Fri, April 12, 9:35 to 11:05am, Pennsylvania Convention Center, Floor: Level 100, Room 116

Abstract

In a doctoral course on research methods, I (Author1) was taken aback when one of my students raised their hand and questioned whether we were allowed to read a chapter about decolonizing methodologies. I didn’t quite know how to respond, uttering “I think so?” with slight worry that I would make it on the next headline in the Texas Tribune.

This experience and countless others have characterized the kind of tensions we, as Texas-based professors, have faced in the last several years as political turmoil has intensified around educational policy. We were forced to reckon with how we approach our research, teaching, and service amid the cultural wars that have stymied our vision of forming an equitable and just world.

Finding ourselves in not only a post-COVID era but also the battlegrounds of Texas and national “identity wars,” we grapple with how we frame our work as educators and scholars but ultimately as humans who need to (re)humanize spaces of learning together in communities. Such precarious times require us to reflect on our shared values and seek greater alignment between such values and our ongoing work, and how it can be sustained within the systems of the academy and beyond.
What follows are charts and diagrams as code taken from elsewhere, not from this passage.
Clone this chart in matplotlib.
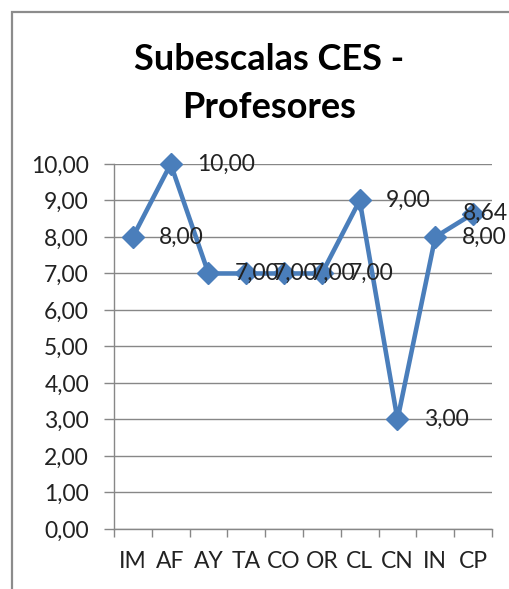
import numpy as np
import matplotlib
matplotlib.use("Agg")
from matplotlib import pyplot as plt
from matplotlib.patches import Rectangle

# data
categories = ["IM", "AF", "AY", "TA", "CO", "OR", "CL", "CN", "IN", "CP"]
values = [8.00, 10.00, 7.00, 7.00, 7.00, 7.00, 9.00, 3.00, 8.00, 8.64]
y_ticks = [0, 1, 2, 3, 4, 5, 6, 7, 8, 9, 10]

plt.rcParams['font.family'] = ['Lato', 'DejaVu Sans']

line_color = "#4A7EBB"
grid_color = "#878787"

fig = plt.figure(figsize=(5.10, 5.89), dpi=100)
ax = fig.add_axes([0.2235, 0.1019, 0.7412, 0.6197])

x = np.arange(len(categories))
ax.plot(x, values, color=line_color, linewidth=3.3, marker="D",
        markersize=11.5, markeredgecolor=line_color, zorder=3,
        clip_on=False)

# data labels to the right of each point (last one pushed left, like Excel does)
for i, (xi, v) in enumerate(zip(x, values)):
    dx, dy = (19, 0) if i < len(values) - 1 else (-7, 0)
    ax.annotate("{:.2f}".format(v).replace(".", ","), (xi, v),
                xytext=(dx, dy), textcoords="offset points",
                ha="left", va="center", fontsize=16.5, color="#222222",
                zorder=4, annotation_clip=False)

ax.set_xlim(-0.5, len(categories) - 0.5)
ax.set_ylim(0, 10)
ax.set_yticks(y_ticks)
ax.set_yticklabels(["{:.2f}".format(t).replace(".", ",") for t in y_ticks])
ax.set_xticks(x)
ax.set_xticklabels(categories)
ax.set_xticks(np.arange(-0.5, len(categories)), minor=True)

ax.tick_params(axis="x", which="major", length=0, pad=16, labelsize=16.5,
               colors="#222222")
ax.tick_params(axis="x", which="minor", length=6, width=1, color=grid_color)
ax.tick_params(axis="y", length=7, width=1, color=grid_color, pad=11,
               labelsize=16.5, labelcolor="#222222")

ax.grid(axis="y", color=grid_color, linewidth=1)
ax.set_axisbelow(True)
for side in ["top", "right"]:
    ax.spines[side].set_visible(False)
for side in ["left", "bottom"]:
    ax.spines[side].set_color(grid_color)
    ax.spines[side].set_linewidth(1)

# title
fig.text(0.527, 1 - 60 / 589, "Subescalas CES -", ha="center", va="center",
         fontsize=26, fontweight="bold")
fig.text(0.527, 1 - 107 / 589, "Profesores", ha="center", va="center",
         fontsize=26, fontweight="bold")

# chart border (only top and left edges visible in the crop)
fig.patches.append(Rectangle((12 / 510, -0.1), 1.2, 1 - 12 / 589 + 0.1,
                             transform=fig.transFigure, fill=False,
                             edgecolor="#8c8c8c", linewidth=1.6))

fig.savefig("out.png", dpi=100)
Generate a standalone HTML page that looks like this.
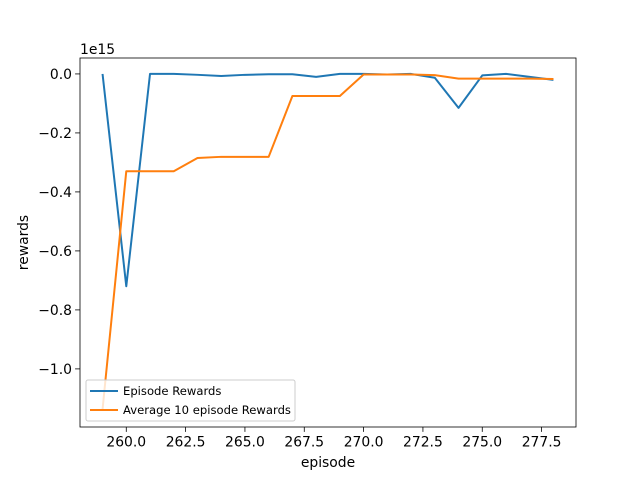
<!DOCTYPE html>
<html><head><meta charset="utf-8"><style>
body{margin:0;background:#fff;font-family:"DejaVu Sans","Liberation Sans",sans-serif;}
svg text{font-family:"DejaVu Sans","Liberation Sans",sans-serif;}
</style></head><body>
<svg id="chart" width="640" height="480" viewBox="0 0 640 480">
<rect width="640" height="480" fill="#fff"/>
<g id="plot"></g>
</svg>
<script>
const episodes = [259,260,261,262,263,264,265,266,267,268,269,270,271,272,273,274,275,276,277,278];
const episodeRewards = [0.0,-0.72,0.0,0.0,-0.003,-0.007,-0.003,-0.001,-0.001,-0.01,0.0,0.0,-0.002,0.0,-0.013,-0.115,-0.005,0.0,-0.01,-0.02];
const avgRewards = [-1.137,-0.33,-0.33,-0.33,-0.285,-0.281,-0.281,-0.281,-0.075,-0.075,-0.075,-0.002,-0.002,-0.002,-0.004,-0.016,-0.016,-0.016,-0.016,-0.017];
const xTicks = [260,262.5,265,267.5,270,272.5,275,277.5];
const yTicks = [0,-0.2,-0.4,-0.6,-0.8,-1.0];

const NS="http://www.w3.org/2000/svg";
const L=80,R=576,T=58,B=427;
const xmin=258.05,xmax=278.95,ymax=0.054,ymin=-1.197;
const sx=v=>L+(v-xmin)/(xmax-xmin)*(R-L);
const sy=v=>T+(ymax-v)/(ymax-ymin)*(B-T);
const g=document.getElementById('plot');
function mk(tag,attrs,text){const e=document.createElementNS(NS,tag);for(const k in attrs)e.setAttribute(k,attrs[k]);if(text!==undefined)e.textContent=text;g.appendChild(e);return e;}

xTicks.forEach(v=>{
  const x=sx(v);
  const t=mk('line',{x1:x,x2:x,y1:B,y2:B+4.9,stroke:'#000','stroke-width':0.8});
  
  
  const l=mk('text',{x:x,y:B+19.5,'font-size':13.9,'text-anchor':'middle',fill:'#000'},v.toFixed(1));
  
  
});
yTicks.forEach(v=>{
  const y=sy(v);
  const t=mk('line',{x1:L-4.9,x2:L,y1:y,y2:y,stroke:'#000','stroke-width':0.8});
  
  
  const l=mk('text',{x:L-8,y:y+5,'font-size':13.9,'text-anchor':'end',fill:'#000'},(v===0?0:v).toFixed(1).replace('-','\u2212'));
  
  
});
function line(vals,color,name){
  const p=mk('polyline',{points:episodes.map((e,i)=>sx(e)+','+sy(vals[i])).join(' '),fill:'none',stroke:color,'stroke-width':2,'stroke-linejoin':'round'});
  
  
}
line(episodeRewards,'#1f77b4','episode-rewards-line');
line(avgRewards,'#ff7f0e','average-rewards-line');
const fr=mk('rect',{x:L,y:T,width:R-L,height:B-T,fill:'none',stroke:'#000','stroke-width':0.8});


const ox=mk('text',{x:L,y:T-4,'font-size':13.9,fill:'#000'},'1e15');


const xt=mk('text',{x:(L+R)/2,y:467,'font-size':13.9,'text-anchor':'middle',fill:'#000'},'episode');


const yt=mk('text',{x:28,y:(T+B)/2,'font-size':13.9,'text-anchor':'middle',fill:'#000',transform:'rotate(-90 28 '+((T+B)/2)+')'},'rewards');


const lg=mk('rect',{x:86,y:380,width:209,height:41,rx:2,fill:'#fff','fill-opacity':0.8,stroke:'#ccc','stroke-width':1});


[['Episode Rewards','#1f77b4',391],['Average 10 episode Rewards','#ff7f0e',410]].forEach(([n,c,y])=>{
  const s=mk('line',{x1:90,x2:118,y1:y,y2:y,stroke:c,'stroke-width':2});
  
  
  const t=mk('text',{x:123,y:y+4,'font-size':11.6,fill:'#000'},n);
  
  
});
</script>
</body></html>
Amid such social, cultural, and political strife, we continue to move forward boldly, responding to critical issues for the public good. In modeling public discourse, transformative teaching, active service, and crucial research during uncertain times, we propose how continuing this spirit is the only way forward in a sustainable way. We light the beacons to subvert and resist by forming “an academic underground” of sorts–one that preserves our ongoing mission to work alongside the next generation of educational scholars who uphold the cultural identities of their families and communities. We double-down on the methodologies, epistemologies, and ontologies that fulfill this vision. From each of our unique perspectives, we collectively elevate the need to decolonize the very systems that attempt to control the ways we as scholar-practitioners engage in our work. Author1 brings a growing awareness of QuantCrit, which has the intent of raising the consciousness of inequities while challenging the “gold standards” of rigorous and evidence-based quantitative analyses. Author2 views research as a life-force grounded in dignity and respect. They combine decolonial methods, processes, and a public pedagogical celebration to capture the potential of community building and public learning (Masked, 2016). Author3 comes to this work through his lived experiences grounded in being displaced as a fourth-generation Palestinian while witnessing colonization first-hand and navigating through systems of oppression. Together, we share our constant state of being and becoming, offering “a problematization and critique of the known to create waves, muddy the waters, and raise storms in the hurricane”--a hurricane at the juxtaposition of our commitment to justice and the current political climate (Masked, accepted).